#### The exercise
Retype only what runs from the beginning of the data through the line with "W, H = 492, 374"; please omit the pictures and keep every line exact.

#### Data excerpt

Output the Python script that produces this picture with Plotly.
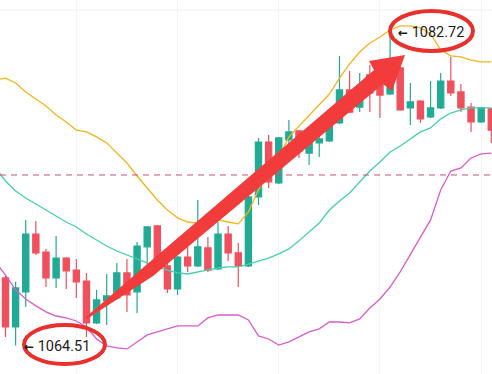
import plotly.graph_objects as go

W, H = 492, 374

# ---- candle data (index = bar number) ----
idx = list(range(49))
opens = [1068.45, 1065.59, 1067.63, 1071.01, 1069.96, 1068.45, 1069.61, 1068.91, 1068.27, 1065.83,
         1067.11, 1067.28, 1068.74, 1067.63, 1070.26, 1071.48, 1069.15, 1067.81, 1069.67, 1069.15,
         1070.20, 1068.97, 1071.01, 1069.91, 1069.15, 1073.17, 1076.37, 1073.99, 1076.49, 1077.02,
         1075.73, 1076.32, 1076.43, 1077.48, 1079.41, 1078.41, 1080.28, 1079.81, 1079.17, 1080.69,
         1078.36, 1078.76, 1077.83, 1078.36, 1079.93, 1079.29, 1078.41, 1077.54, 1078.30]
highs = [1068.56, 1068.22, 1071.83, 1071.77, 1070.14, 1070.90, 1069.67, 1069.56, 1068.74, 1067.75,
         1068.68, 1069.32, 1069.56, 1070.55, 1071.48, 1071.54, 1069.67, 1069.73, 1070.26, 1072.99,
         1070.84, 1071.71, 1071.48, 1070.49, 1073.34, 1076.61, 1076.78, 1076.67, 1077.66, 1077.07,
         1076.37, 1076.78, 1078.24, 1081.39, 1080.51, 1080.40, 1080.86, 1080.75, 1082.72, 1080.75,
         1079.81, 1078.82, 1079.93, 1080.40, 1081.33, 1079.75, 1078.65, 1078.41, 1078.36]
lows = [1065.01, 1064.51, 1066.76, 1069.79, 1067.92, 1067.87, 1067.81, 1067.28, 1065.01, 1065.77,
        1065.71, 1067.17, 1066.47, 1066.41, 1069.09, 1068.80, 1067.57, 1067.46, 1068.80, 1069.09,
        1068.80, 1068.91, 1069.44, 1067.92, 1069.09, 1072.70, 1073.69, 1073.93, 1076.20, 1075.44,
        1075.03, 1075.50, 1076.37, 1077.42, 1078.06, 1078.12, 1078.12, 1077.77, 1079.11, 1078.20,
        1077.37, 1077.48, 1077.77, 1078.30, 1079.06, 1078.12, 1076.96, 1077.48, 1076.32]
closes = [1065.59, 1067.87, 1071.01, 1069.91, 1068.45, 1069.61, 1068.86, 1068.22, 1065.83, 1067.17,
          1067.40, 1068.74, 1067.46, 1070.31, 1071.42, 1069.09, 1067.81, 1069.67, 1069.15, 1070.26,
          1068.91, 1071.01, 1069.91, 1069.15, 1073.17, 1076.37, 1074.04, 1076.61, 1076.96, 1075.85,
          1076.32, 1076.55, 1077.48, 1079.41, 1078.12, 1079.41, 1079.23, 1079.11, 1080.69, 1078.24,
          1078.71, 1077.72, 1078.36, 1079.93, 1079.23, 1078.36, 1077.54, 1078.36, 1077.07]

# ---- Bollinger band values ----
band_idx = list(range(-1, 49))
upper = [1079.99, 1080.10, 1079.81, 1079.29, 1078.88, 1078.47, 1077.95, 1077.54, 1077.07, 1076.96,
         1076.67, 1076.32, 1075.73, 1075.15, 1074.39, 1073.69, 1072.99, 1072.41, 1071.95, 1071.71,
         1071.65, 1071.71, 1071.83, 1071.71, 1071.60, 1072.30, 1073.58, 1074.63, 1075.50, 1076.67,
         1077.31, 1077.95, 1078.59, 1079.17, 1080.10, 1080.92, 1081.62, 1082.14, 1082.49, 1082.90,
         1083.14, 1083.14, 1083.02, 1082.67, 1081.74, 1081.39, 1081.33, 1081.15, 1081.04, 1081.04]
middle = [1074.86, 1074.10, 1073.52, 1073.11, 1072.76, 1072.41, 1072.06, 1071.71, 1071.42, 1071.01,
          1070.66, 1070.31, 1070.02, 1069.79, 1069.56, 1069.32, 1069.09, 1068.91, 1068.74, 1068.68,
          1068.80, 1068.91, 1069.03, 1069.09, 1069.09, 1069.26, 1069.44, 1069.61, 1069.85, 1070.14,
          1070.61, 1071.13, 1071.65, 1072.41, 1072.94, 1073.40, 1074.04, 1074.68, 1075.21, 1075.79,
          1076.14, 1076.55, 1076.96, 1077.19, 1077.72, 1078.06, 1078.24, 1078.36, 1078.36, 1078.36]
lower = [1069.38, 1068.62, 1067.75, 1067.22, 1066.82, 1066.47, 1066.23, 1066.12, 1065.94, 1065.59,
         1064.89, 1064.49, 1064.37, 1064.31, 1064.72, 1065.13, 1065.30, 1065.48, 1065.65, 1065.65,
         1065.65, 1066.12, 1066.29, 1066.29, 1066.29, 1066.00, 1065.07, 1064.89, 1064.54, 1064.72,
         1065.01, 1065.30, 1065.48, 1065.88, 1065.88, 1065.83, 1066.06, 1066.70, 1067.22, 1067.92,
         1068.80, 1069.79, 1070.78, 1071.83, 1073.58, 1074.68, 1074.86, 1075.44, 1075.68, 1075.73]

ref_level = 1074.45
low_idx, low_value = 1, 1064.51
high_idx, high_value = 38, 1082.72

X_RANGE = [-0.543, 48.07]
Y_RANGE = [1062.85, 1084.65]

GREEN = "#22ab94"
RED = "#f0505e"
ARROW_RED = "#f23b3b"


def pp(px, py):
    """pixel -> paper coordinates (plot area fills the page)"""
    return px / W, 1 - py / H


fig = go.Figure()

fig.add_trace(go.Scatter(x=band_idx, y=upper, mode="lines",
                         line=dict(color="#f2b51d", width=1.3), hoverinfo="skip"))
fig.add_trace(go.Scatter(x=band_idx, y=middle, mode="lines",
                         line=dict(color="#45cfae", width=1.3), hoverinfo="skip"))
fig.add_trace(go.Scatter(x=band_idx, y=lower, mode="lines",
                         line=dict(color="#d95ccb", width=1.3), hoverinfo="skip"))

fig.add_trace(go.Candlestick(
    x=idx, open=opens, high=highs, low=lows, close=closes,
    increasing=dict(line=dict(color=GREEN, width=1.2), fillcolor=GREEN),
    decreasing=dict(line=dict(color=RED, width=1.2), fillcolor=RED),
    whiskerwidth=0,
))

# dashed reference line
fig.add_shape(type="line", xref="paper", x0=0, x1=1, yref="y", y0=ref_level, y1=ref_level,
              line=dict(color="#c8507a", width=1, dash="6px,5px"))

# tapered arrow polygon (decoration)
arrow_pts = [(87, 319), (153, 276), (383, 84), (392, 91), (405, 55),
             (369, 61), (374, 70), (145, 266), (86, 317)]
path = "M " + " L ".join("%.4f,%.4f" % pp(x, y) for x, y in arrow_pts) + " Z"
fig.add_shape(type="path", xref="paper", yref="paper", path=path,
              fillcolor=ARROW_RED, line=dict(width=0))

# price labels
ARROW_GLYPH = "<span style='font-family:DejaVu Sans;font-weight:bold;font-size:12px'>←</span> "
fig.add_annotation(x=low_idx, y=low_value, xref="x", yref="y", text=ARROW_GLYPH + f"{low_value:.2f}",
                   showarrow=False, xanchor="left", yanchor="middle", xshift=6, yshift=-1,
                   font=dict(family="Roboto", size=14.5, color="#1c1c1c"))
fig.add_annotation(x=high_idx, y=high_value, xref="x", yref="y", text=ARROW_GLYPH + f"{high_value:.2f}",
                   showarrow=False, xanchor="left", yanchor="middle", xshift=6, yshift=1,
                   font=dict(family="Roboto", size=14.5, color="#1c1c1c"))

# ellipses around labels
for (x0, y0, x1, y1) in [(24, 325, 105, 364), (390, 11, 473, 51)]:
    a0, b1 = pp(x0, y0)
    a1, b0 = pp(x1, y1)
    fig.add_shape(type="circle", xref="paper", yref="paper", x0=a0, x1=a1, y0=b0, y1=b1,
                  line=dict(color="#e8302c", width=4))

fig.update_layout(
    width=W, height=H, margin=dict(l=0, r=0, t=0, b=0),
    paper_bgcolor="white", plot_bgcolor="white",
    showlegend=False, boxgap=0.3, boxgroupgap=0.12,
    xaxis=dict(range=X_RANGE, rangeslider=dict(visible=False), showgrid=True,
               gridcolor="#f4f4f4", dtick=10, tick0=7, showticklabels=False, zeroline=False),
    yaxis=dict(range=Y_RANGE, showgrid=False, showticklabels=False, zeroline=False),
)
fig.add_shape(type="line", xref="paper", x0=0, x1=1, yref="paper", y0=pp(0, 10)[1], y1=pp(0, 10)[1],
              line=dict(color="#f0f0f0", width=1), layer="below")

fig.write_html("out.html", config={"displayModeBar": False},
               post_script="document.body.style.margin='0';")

#### Complete answer
Output the Python script that produces this picture with Plotly.
import plotly.graph_objects as go

W, H = 492, 374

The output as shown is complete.